▶ _Plotting code records_
· · · · · · ·

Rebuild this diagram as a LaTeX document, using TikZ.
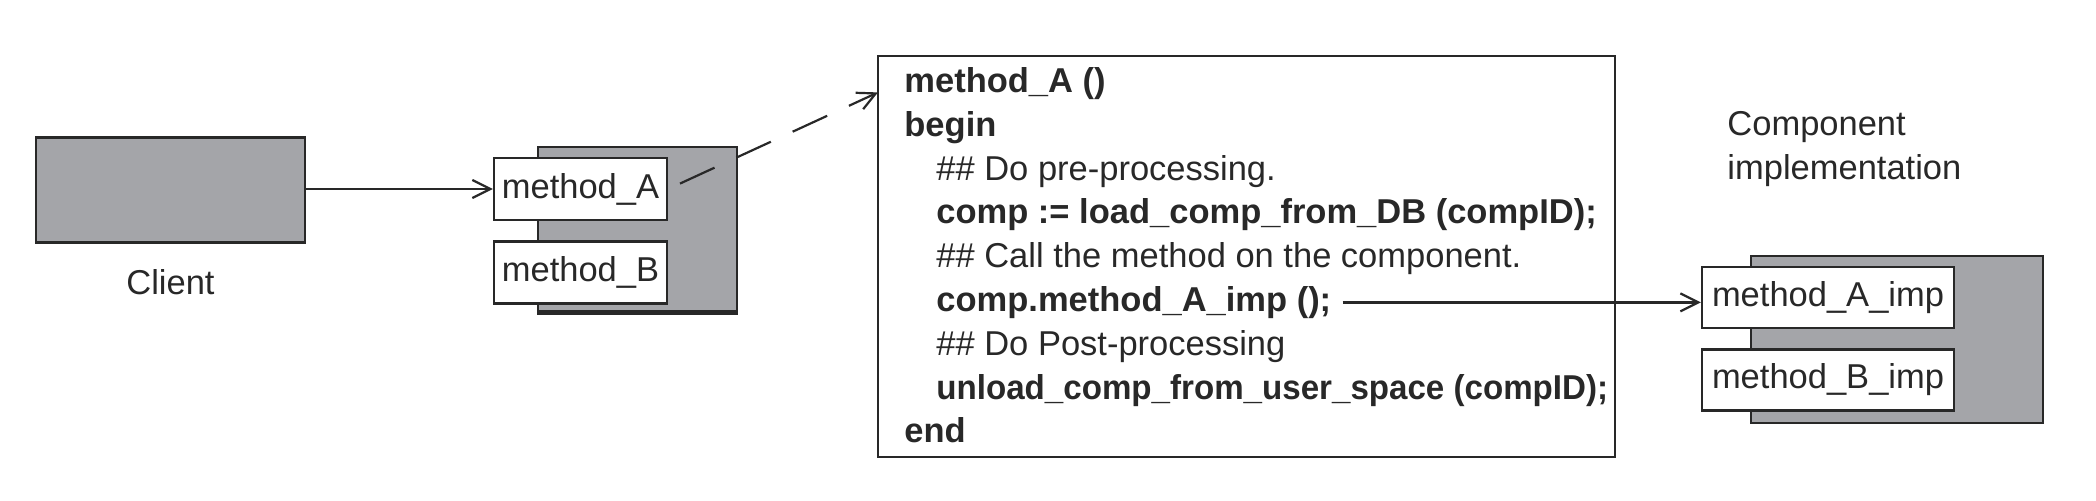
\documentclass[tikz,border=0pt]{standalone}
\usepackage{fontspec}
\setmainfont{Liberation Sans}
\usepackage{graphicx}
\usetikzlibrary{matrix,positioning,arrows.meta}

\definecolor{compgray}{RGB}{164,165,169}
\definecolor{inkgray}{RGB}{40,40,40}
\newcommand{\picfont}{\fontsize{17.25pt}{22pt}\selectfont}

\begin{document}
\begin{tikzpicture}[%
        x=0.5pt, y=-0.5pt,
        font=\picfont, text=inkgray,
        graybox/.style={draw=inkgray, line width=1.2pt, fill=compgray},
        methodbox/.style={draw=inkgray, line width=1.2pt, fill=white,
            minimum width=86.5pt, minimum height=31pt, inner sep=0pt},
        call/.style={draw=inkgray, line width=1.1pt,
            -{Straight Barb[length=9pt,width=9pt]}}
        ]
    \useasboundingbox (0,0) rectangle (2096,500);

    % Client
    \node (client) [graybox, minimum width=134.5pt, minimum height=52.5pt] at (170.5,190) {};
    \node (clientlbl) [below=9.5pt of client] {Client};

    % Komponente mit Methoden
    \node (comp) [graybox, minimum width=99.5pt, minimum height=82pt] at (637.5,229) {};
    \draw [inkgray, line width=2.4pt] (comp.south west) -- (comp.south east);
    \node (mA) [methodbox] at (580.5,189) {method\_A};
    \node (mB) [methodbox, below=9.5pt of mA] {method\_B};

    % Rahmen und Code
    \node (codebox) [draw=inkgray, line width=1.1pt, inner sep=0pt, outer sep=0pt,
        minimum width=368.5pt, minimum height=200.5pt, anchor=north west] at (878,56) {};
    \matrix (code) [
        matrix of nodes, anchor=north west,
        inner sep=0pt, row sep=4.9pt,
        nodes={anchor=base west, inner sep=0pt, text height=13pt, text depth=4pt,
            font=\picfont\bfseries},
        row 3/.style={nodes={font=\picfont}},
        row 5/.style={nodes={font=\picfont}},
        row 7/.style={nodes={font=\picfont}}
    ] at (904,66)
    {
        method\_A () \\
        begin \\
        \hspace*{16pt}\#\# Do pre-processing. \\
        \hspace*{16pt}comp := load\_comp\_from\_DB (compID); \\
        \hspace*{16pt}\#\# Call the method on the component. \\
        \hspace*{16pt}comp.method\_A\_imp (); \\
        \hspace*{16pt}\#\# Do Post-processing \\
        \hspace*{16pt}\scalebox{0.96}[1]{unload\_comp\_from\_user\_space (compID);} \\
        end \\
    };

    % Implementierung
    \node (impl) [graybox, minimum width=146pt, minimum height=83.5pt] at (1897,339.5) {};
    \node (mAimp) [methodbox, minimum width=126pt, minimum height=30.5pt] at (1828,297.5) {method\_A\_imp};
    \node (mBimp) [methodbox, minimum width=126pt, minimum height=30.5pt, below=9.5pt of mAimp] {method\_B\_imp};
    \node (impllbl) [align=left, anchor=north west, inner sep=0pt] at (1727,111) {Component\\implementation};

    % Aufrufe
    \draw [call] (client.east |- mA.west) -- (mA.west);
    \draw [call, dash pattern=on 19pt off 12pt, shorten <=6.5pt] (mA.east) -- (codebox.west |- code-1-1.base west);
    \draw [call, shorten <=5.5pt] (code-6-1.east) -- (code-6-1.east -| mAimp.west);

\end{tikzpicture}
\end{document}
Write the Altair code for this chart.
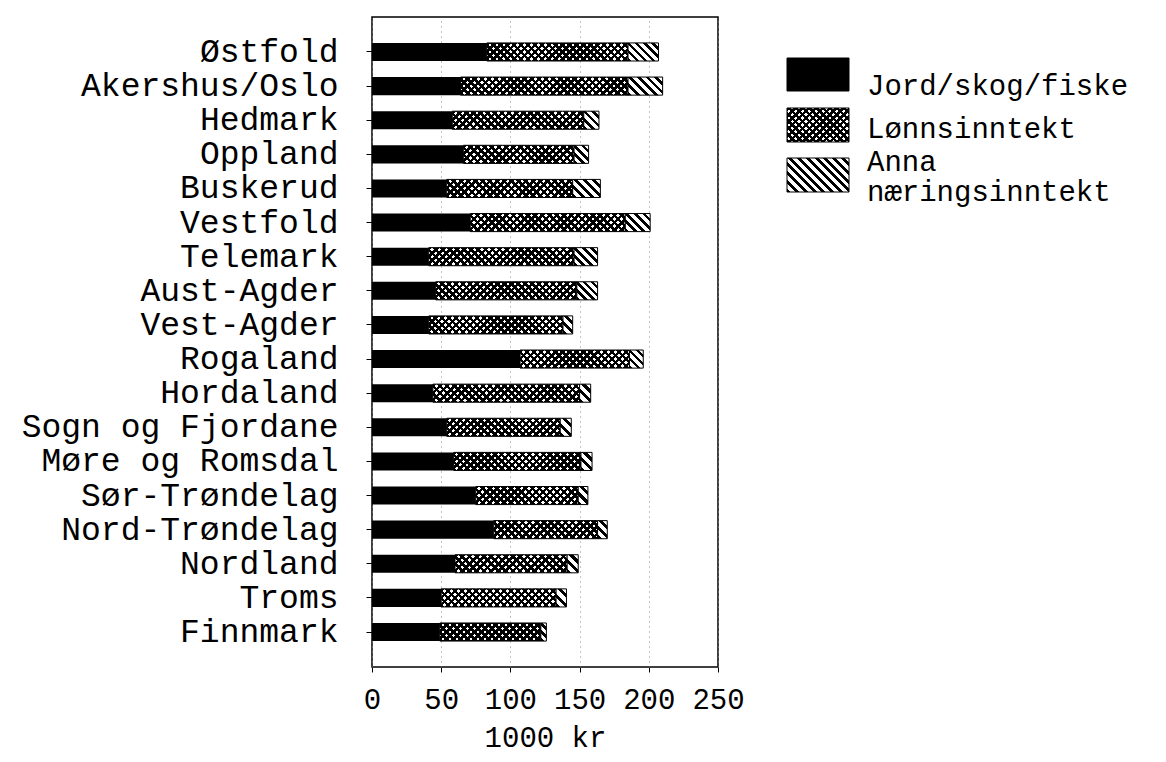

· · · · · · ·

▶ _Goal_
Write out the entries above word for word. Do not include the pictures.

▶ _Exercise result_
Rebuild this diagram as a LaTeX document, using TikZ.
\documentclass[tikz,border=0pt]{standalone}
\usepackage{fontspec}
\setmainfont{Liberation Sans}
\usepackage{graphicx}
\usetikzlibrary{matrix,positioning,arrows.meta}

\definecolor{compgray}{RGB}{164,165,169}
\definecolor{inkgray}{RGB}{40,40,40}
\newcommand{\picfont}{\fontsize{17.25pt}{22pt}\selectfont}

\begin{document}
\begin{tikzpicture}[%
        x=0.5pt, y=-0.5pt,
        font=\picfont, text=inkgray,
        graybox/.style={draw=inkgray, line width=1.2pt, fill=compgray},
        methodbox/.style={draw=inkgray, line width=1.2pt, fill=white,
            minimum width=86.5pt, minimum height=31pt, inner sep=0pt},
        call/.style={draw=inkgray, line width=1.1pt,
            -{Straight Barb[length=9pt,width=9pt]}}
        ]
    \useasboundingbox (0,0) rectangle (2096,500);

    % Client
    \node (client) [graybox, minimum width=134.5pt, minimum height=52.5pt] at (170.5,190) {};
    \node (clientlbl) [below=9.5pt of client] {Client};

    % Komponente mit Methoden
    \node (comp) [graybox, minimum width=99.5pt, minimum height=82pt] at (637.5,229) {};
    \draw [inkgray, line width=2.4pt] (comp.south west) -- (comp.south east);
    \node (mA) [methodbox] at (580.5,189) {method\_A};
    \node (mB) [methodbox, below=9.5pt of mA] {method\_B};

    % Rahmen und Code
    \node (codebox) [draw=inkgray, line width=1.1pt, inner sep=0pt, outer sep=0pt,
        minimum width=368.5pt, minimum height=200.5pt, anchor=north west] at (878,56) {};
    \matrix (code) [
        matrix of nodes, anchor=north west,
        inner sep=0pt, row sep=4.9pt,
        nodes={anchor=base west, inner sep=0pt, text height=13pt, text depth=4pt,
            font=\picfont\bfseries},
        row 3/.style={nodes={font=\picfont}},
        row 5/.style={nodes={font=\picfont}},
        row 7/.style={nodes={font=\picfont}}
    ] at (904,66)
    {
        method\_A () \\
        begin \\
        \hspace*{16pt}\#\# Do pre-processing. \\
        \hspace*{16pt}comp := load\_comp\_from\_DB (compID); \\
        \hspace*{16pt}\#\# Call the method on the component. \\
        \hspace*{16pt}comp.method\_A\_imp (); \\
        \hspace*{16pt}\#\# Do Post-processing \\
        \hspace*{16pt}\scalebox{0.96}[1]{unload\_comp\_from\_user\_space (compID);} \\
        end \\
    };

    % Implementierung
    \node (impl) [graybox, minimum width=146pt, minimum height=83.5pt] at (1897,339.5) {};
    \node (mAimp) [methodbox, minimum width=126pt, minimum height=30.5pt] at (1828,297.5) {method\_A\_imp};
    \node (mBimp) [methodbox, minimum width=126pt, minimum height=30.5pt, below=9.5pt of mAimp] {method\_B\_imp};
    \node (impllbl) [align=left, anchor=north west, inner sep=0pt] at (1727,111) {Component\\implementation};

    % Aufrufe
    \draw [call] (client.east |- mA.west) -- (mA.west);
    \draw [call, dash pattern=on 19pt off 12pt, shorten <=6.5pt] (mA.east) -- (codebox.west |- code-1-1.base west);
    \draw [call, shorten <=5.5pt] (code-6-1.east) -- (code-6-1.east -| mAimp.west);

\end{tikzpicture}
\end{document}
Write the Altair code for this chart.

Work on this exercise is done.